Geistlich betrachtet: Was braucht das Kind?

Ein Zweig und ein paar Steine. Ein längst verschrumpelter Luftballon und ein zerfleddertes Lustiges Taschenbuch. Ein Bild von einem Igel, mit echten Blättern und zu viel Glitzerkleber. Und das wäre nur die rechte Seite vom Fensterbrett, das eigentlich aufgeräumt werden müsste, damit das Christkind kommen kann. Aber erfahrene Eltern und Großeltern wissen, dass daraus nichts wird. Denn das sind eigentlich große Schätze. Schneckenhäuser und Kastanien: „Die habe ich am Tegernsee gefunden!“ Die gelben Hüllen von Überraschungseiern samt dazugehörigem Inhalt: „Die brauche ich noch zum Basteln!“ Seufzend verlassen sie die Kinderzimmer-Schatzkammer, den leeren Müllbeutel in der Hand.

Was Kinder brauchen, das werden sie wohl in den nächsten Tagen wieder auf ihre Wunschzettel schreiben: Ein neues Smartphone wird da wahrscheinlich draufstehen oder der große Lego-Todesstern. Wenn die Kinder wüssten, was das kostet. Aber den Wert bemessen sie anders: „Das brauche ich so dringend!“ Da hilft auch kein Hinweis darauf, dass andere Kinder viel weniger hätten oder dass Kinder doch eigentlich ganz andere Dinge dringend bräuchten.

Auf vieles von dem, was Kinder wirklich dringend brauchen, mussten sie in den letzten Monaten verzichten. Auf Freiheit zum Beispiel oder auf sorglose Eltern. Und ganz besonders auf Nähe zu Anderen oder was noch so eigentlich zum Kind- und Menschsein dazugehört. Das lässt sich nicht wieder ausgleichen, auch nicht mit Geschenken. Und das lässt sich auch nicht auf einen Wunschzettel schreiben. Vieles hat einen anderen Wert bekommen, nicht nur für Kinder.

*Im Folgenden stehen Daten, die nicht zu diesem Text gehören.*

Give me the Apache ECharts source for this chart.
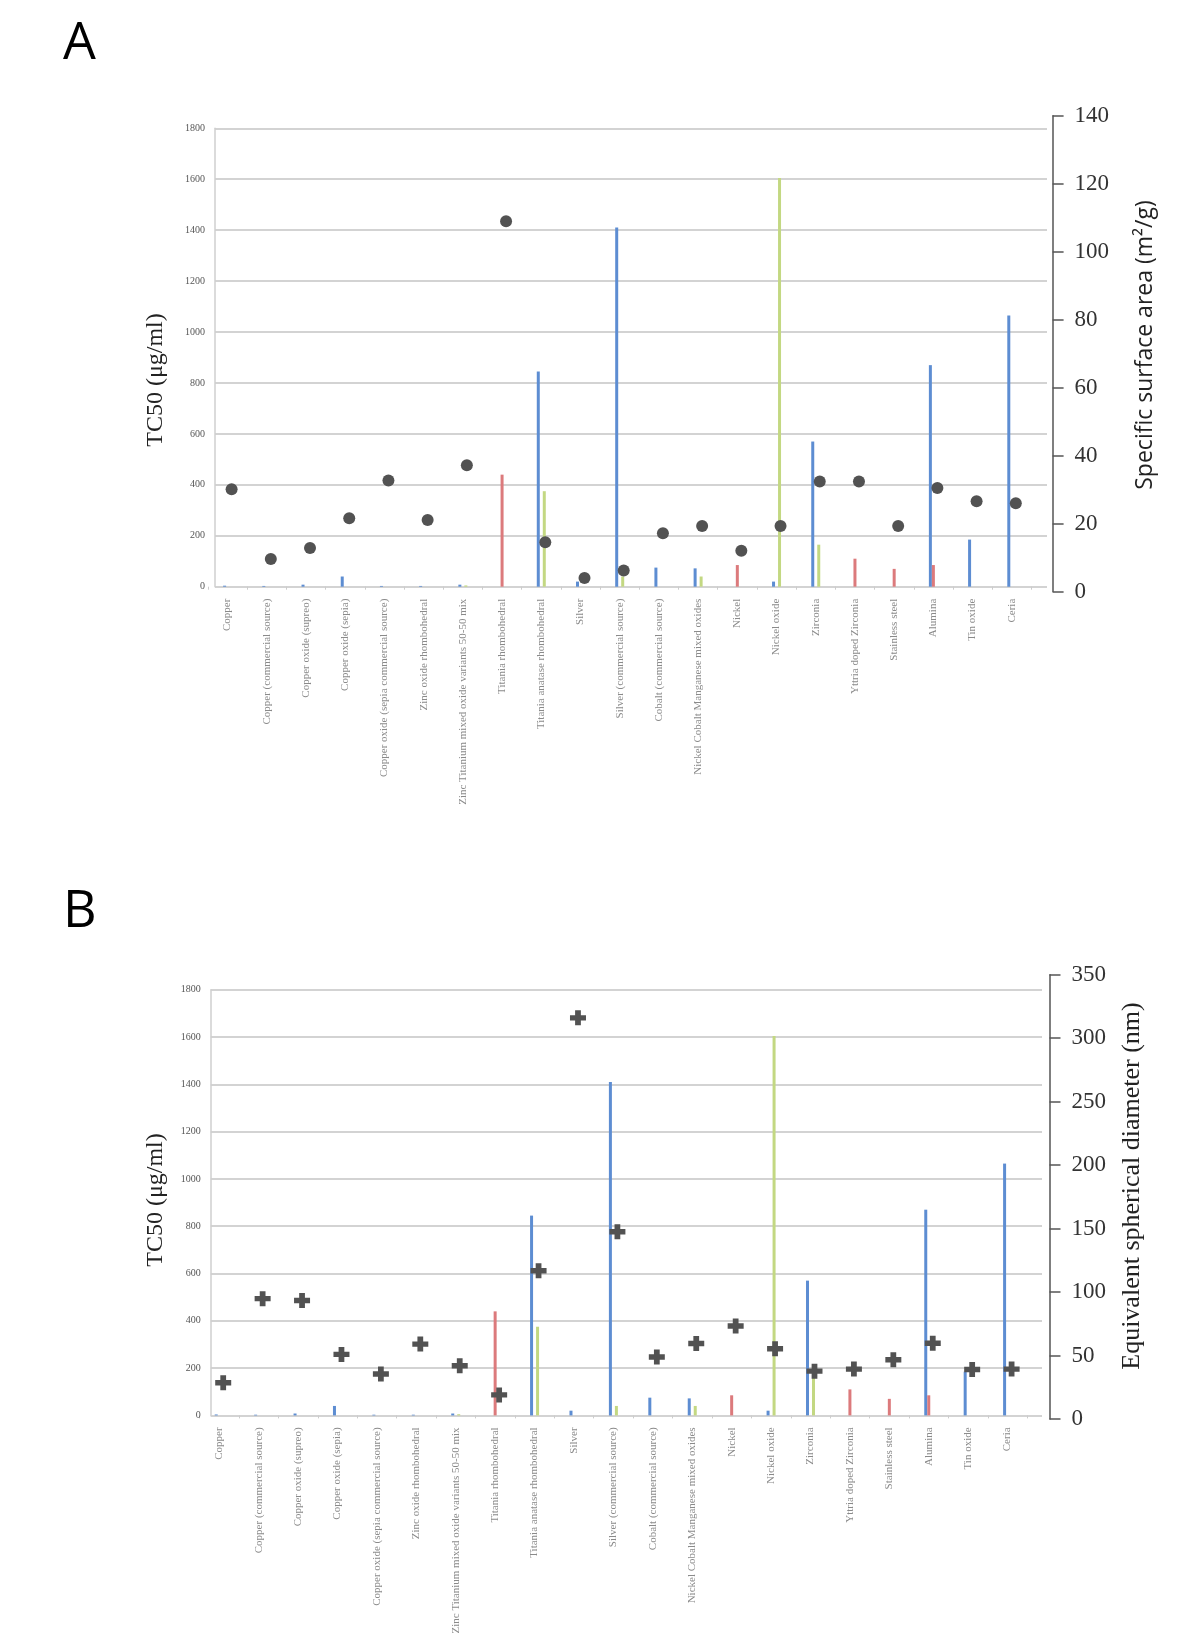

Etwas Stroh und eine Futterkrippe. Ein paar Windeln und ein Dach über dem Kopf. Mehr hat Gott nicht gebraucht, als er beschloss, zuerst einmal ein Kind zu werden. Er, der das alles geschaffen hatte, hätte es ja auch anders haben können. Aber vielleicht bemisst auch er den eigentlichen Wert ganz anders: Das Menschsein ist ihm so wichtig, dass er sich selbst in diese Schatzkammer aus Schneckenhäusern, Smartphones, Müllbeuteln und Stroh hineinwagt. Und die Nähe zu uns will er so dringend, dass er sich dafür verletzlich und bedürftig macht.

Erfahrene Kinder wissen, dass die Eltern und Großeltern so viel schimpfen können wie sie wollen: Selbst, wenn das Fensterbrett nicht aufgeräumt ist – das Christkind kommt trotzdem. Und es kommt auch in diesem, wirklich unaufgeräumten, Jahr. Viele von unseren Wünschen haben es nicht einmal bis aufs Fensterbrett geschafft, bei dem Durcheinander. Und vieles hat einen anderen Wert bekommen, weil deutlich geworden ist, dass auch das nur geschenkt ist.

Solche Besinnlichkeiten gehören zur Adventszeit dazu, auch wenn sie vielleicht abgedroschen klingen. Aber sie sind wertvoll, so wie auch die Erinnerungen an die eigene Kindheit, die dann doch wieder da sind, wenn wir ein paar Tannenzweige, Kerzen und Bilder mit Glitzerkleber sehen. Denn das Tolle am Kindsein ist ja, dass wir selbst einmal welche waren. Oder vielleicht noch ein wenig geblieben sind. Und das Tolle an Gott ist, dass er selbst auch mal ein Kind war. Und uns später erklärt hat, dass ihnen das ganze Himmelreich gehört.

Großeltern, Eltern und Kinder legen also kurz den Müllbeutel, in den dieses Jahr eigentlich gehört, zur Seite und versuchen die Schätze dazwischen zu entdecken.